Wildlife forensic scientists in China suggest that authorities can differentiate elephant ivory from mammoth ivory by analyzing stable isotopes (forms of an element that don’t break down over time). If this approach becomes widely adopted, it could serve as a quick sample screening before the application of more expensive and time-consuming methods.

“Mammoth ivory costs a fraction of the price of elephant ivory, but the two are considered completely different materials by carvers and experts, because mammoth ivory usually lacks the deep, creamy white color of elephant ivory,” Pavel Toropov, a University of Hong Kong researcher and a co-author of the study published today in the journal Frontiers, said in a Frontiers statement. “One trader compared them to a ‘Lamborghini and a Ford.’ Mammoth ivory cannot be a real substitute for elephant ivory, but its value may lie in providing a legal cover for elephant ivory.”

Currently, the most accurate way to tell the two ivories apart is via molecular analysis (studying molecules) or radiocarbon dating (a technique to date organic material), both of which are expensive and time consuming.

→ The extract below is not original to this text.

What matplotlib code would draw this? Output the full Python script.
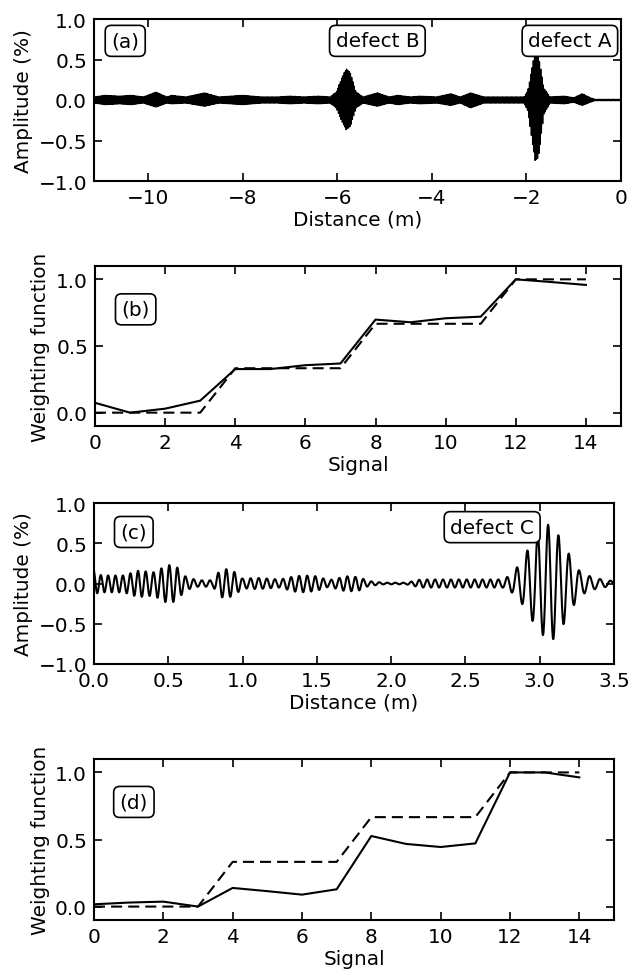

Isotope ratios vary depending on factors like environment. Since Ice Age mammoths preserved in high-latitude Siberian permafrost lived in a completely different habitat from today’s tropical elephants, the isotope ratios in their tusks should be different. Within this context, Toropov and his team decided to investigate whether analyzing these differences could provide a better method to distinguish between the two types of ivory.

The team conducted stable isotope analyses on 44 pieces of elephant ivory and 35 pieces of mammoth ivory, specifically studying the stable isotope ratios of carbon, hydrogen, nitrogen, oxygen, and sulfur. While this approach revealed notable overlap for carbon, nitrogen, and sulfur isotope ratios between the two ivories, the researchers documented very little overlap in the elephant and mammoth isotope ratios for oxygen and none for hydrogen.

“This is because the elements of water drunk by mammoths in high-latitude regions such as Siberia have distinct isotope signatures compared to the elements of the water ingested by elephants in tropical latitudes,” explained first author Maria Santos, also a researcher from the University of Hong Kong. Simply put, analyzing the stable isotope ratios of oxygen and hydrogen in a suspected ivory object is an effective way to determine whether it came from an elephant or a mammoth.

While more research is needed before this approach can be used in a court case, “we hope that the protocol described in our study will be applied to screen large batches of supposedly mammoth ivory objects,” Santos added. “Samples that have an isotopic signature of elephant ivory can then be tested with more expensive and time-consuming methods, such as radiocarbon dating. This could help combat the illegal ivory trade more effectively and close the potential laundering loophole.”

The way I see it, there’s an even simpler solution: Make all ivory illegal.